Holes 1-7 were on mainly flat ground and all had challenging bunkers and required fairway drives. Not overly memorable but solid golf club holes.
Holes 8-11 are where you get the 5star experience. The 8th a lovely par 5 birdie chance that whets the appetite for the signature 9th. The 9th hole is a testing drive required to leave you with a mid to long iron over sandy wasteland to the green. There are stunning views of the Irish sea to your left and the hole was certainly one of the top 5 holes even including those on the Ailsa course. A sheer stunning hole. The 10th is a good par 3 hole with nice views from the tee.

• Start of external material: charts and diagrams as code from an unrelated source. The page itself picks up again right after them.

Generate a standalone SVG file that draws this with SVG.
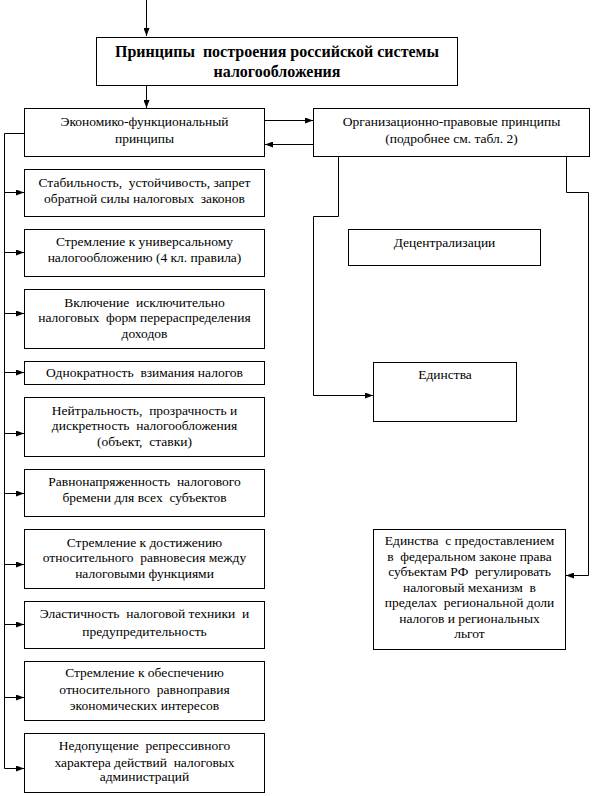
<svg xmlns="http://www.w3.org/2000/svg" width="592" height="796" viewBox="0 0 592 796">
<style>
rect{fill:#fff;stroke:#000;stroke-width:1}
text{font-family:'Liberation Serif','DejaVu Serif',serif;font-size:13.5px;fill:#000;text-anchor:middle;white-space:pre}
.t{font-weight:bold;font-size:16px}
.c{fill:none;stroke:#000;stroke-width:1}
</style>
<defs>
<marker id="ah" viewBox="0 0 8 6" refX="8" refY="3" markerWidth="8" markerHeight="6" markerUnits="userSpaceOnUse" orient="auto">
<path d="M0,0 L8,3 L0,6 Z" fill="#000"/>
</marker>
</defs>
<g id="connectors">
<path class="c" d="M146.5,0 V36" marker-end="url(#ah)"/>
<path class="c" d="M146.5,85 V108" marker-end="url(#ah)"/>
<path class="c" d="M264.5,120.5 H313" marker-end="url(#ah)"/>
<path class="c" d="M313.5,144.5 H265" marker-end="url(#ah)"/>
<path class="c" d="M24,133.5 H4.5 V768.5"/>
<path class="c" d="M4.5,192.5 H24" marker-end="url(#ah)"/>
<path class="c" d="M4.5,252.5 H24" marker-end="url(#ah)"/>
<path class="c" d="M4.5,313.5 H24" marker-end="url(#ah)"/>
<path class="c" d="M4.5,372.5 H24" marker-end="url(#ah)"/>
<path class="c" d="M4.5,433.5 H24" marker-end="url(#ah)"/>
<path class="c" d="M4.5,493.5 H24" marker-end="url(#ah)"/>
<path class="c" d="M4.5,564.5 H24" marker-end="url(#ah)"/>
<path class="c" d="M4.5,624.5 H24" marker-end="url(#ah)"/>
<path class="c" d="M4.5,697.5 H24" marker-end="url(#ah)"/>
<path class="c" d="M4.5,768.5 H24" marker-end="url(#ah)"/>
<path class="c" d="M338.5,157 V216.5 H313.5 V395.5 H373" marker-end="url(#ah)"/>
<path class="c" d="M566.5,157 V192.5 H588.5 V575.5 H566" marker-end="url(#ah)"/>
</g>
<g id="title">
<rect x="96.5" y="37.5" width="361" height="48"/>
<text class="t" x="277" y="57">Принципы  построения российской системы</text>
<text class="t" x="277" y="77">налогообложения</text>
</g>
<g id="econ">
<rect x="24.5" y="108.5" width="240" height="48"/>
<text x="144.5" y="126">Экономико-функциональный</text>
<text x="144.5" y="143">принципы</text>
</g>
<g id="org">
<rect x="313.5" y="108.5" width="276" height="48"/>
<text x="451.5" y="126">Организационно-правовые принципы</text>
<text x="451.5" y="143">(подробнее см. табл. 2)</text>
</g>
<g id="b1">
<rect x="24.5" y="169.5" width="240" height="47"/>
<text x="144.5" y="187">Стабильность,  устойчивость, запрет</text>
<text x="144.5" y="203">обратной силы налоговых  законов</text>
</g>
<g id="b2">
<rect x="24.5" y="229.5" width="240" height="47"/>
<text x="144.5" y="246">Стремление к универсальному</text>
<text x="144.5" y="262">налогообложению (4 кл. правила)</text>
</g>
<g id="b3">
<rect x="24.5" y="289.5" width="240" height="59"/>
<text x="144.5" y="307">Включение  исключительно</text>
<text x="144.5" y="322">налоговых  форм перераспределения</text>
<text x="144.5" y="338">доходов</text>
</g>
<g id="b4">
<rect x="24.5" y="361.5" width="240" height="23"/>
<text x="144.5" y="377">Однократность  взимания налогов</text>
</g>
<g id="b5">
<rect x="24.5" y="397.5" width="240" height="59"/>
<text x="144.5" y="415">Нейтральность,  прозрачность и</text>
<text x="144.5" y="430">дискретность  налогообложения</text>
<text x="144.5" y="446">(объект,  ставки)</text>
</g>
<g id="b6">
<rect x="24.5" y="469.5" width="240" height="47"/>
<text x="144.5" y="486">Равнонапряженность  налогового</text>
<text x="144.5" y="502">бремени для всех  субъектов</text>
</g>
<g id="b7">
<rect x="24.5" y="529.5" width="240" height="59"/>
<text x="144.5" y="547">Стремление к достижению</text>
<text x="144.5" y="562">относительного  равновесия между</text>
<text x="144.5" y="578">налоговыми функциями</text>
</g>
<g id="b8">
<rect x="24.5" y="601.5" width="240" height="47"/>
<text x="144.5" y="618">Эластичность  налоговой техники  и</text>
<text x="144.5" y="636">предупредительность</text>
</g>
<g id="b9">
<rect x="24.5" y="661.5" width="240" height="59"/>
<text x="144.5" y="677">Стремление к обеспечению</text>
<text x="144.5" y="694">относительного  равноправия</text>
<text x="144.5" y="710">экономических интересов</text>
</g>
<g id="b10">
<rect x="24.5" y="733.5" width="240" height="59"/>
<text x="144.5" y="750">Недопущение  репрессивного</text>
<text x="144.5" y="767">характера действий  налоговых</text>
<text x="144.5" y="781">администраций</text>
</g>
<g id="decentr">
<rect x="348.5" y="229.5" width="192" height="36"/>
<text x="444.5" y="247">Децентрализации</text>
</g>
<g id="unity">
<rect x="373.5" y="362.5" width="143" height="59"/>
<text x="445" y="379">Единства</text>
</g>
<g id="unity2">
<rect x="373.5" y="529.5" width="192" height="120"/>
<text x="469.5" y="545">Единства  с предоставлением</text>
<text x="469.5" y="560.5">в  федеральном законе права</text>
<text x="469.5" y="576">субъектам РФ  регулировать</text>
<text x="469.5" y="591.5">налоговый механизм  в</text>
<text x="469.5" y="607">пределах  региональной доли</text>
<text x="469.5" y="622.5">налогов и региональных</text>
<text x="469.5" y="638">льгот</text>
</g>
</svg>
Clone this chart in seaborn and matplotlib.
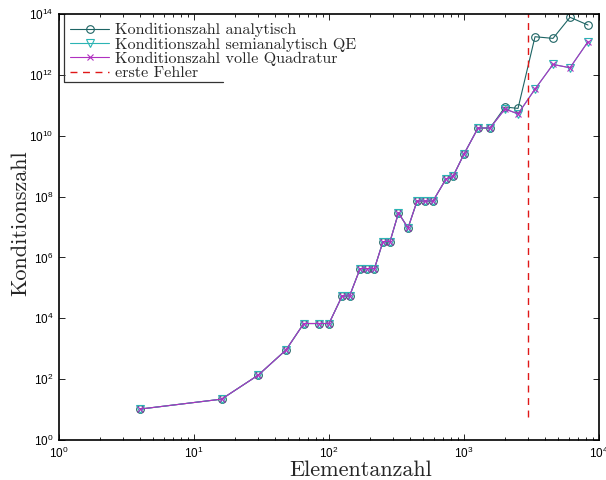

This hole feels and looks very new and needs a bit or growth and bedding in, but is still a good par 3. The 11th another gettable par 5 requiring a good drive had the lighthouse pretty much as the backdrop for all three shots. My second favourite hole on the course and another stunner.
The closing holes i thought were slightly better than the opening ones however even after only a week has passed i’m struggling to remember each one individually.
I think that sums up the course. The 3/4 holes in the middle are world class and the rest are good if a little flat and repetitive. The condition of the course was immaculate, bunkers fluffy and the greens quick. I couldn’t rate the course higher in this respect, perfect in all aspects.
As a side note the rough was impossible and did take a little of the fun out of the game. We had poor weather and i dread to think what id score on a very bad day. I’m not sure i’ve ever been so worried about playing the main course the next day. The course really chewed us up and spat us out.
To summarise it’s definitely worth a round if playing alongside the Ailsa or if your local but not sure id come and stay just for the Robert the Bruce course. It was by a margin the most difficult course i’ve ever played, which was highly unexpected and not really needed. However with plenty of golf balls and your A game it would be impossible not to enjoy the Robert the Bruce layout.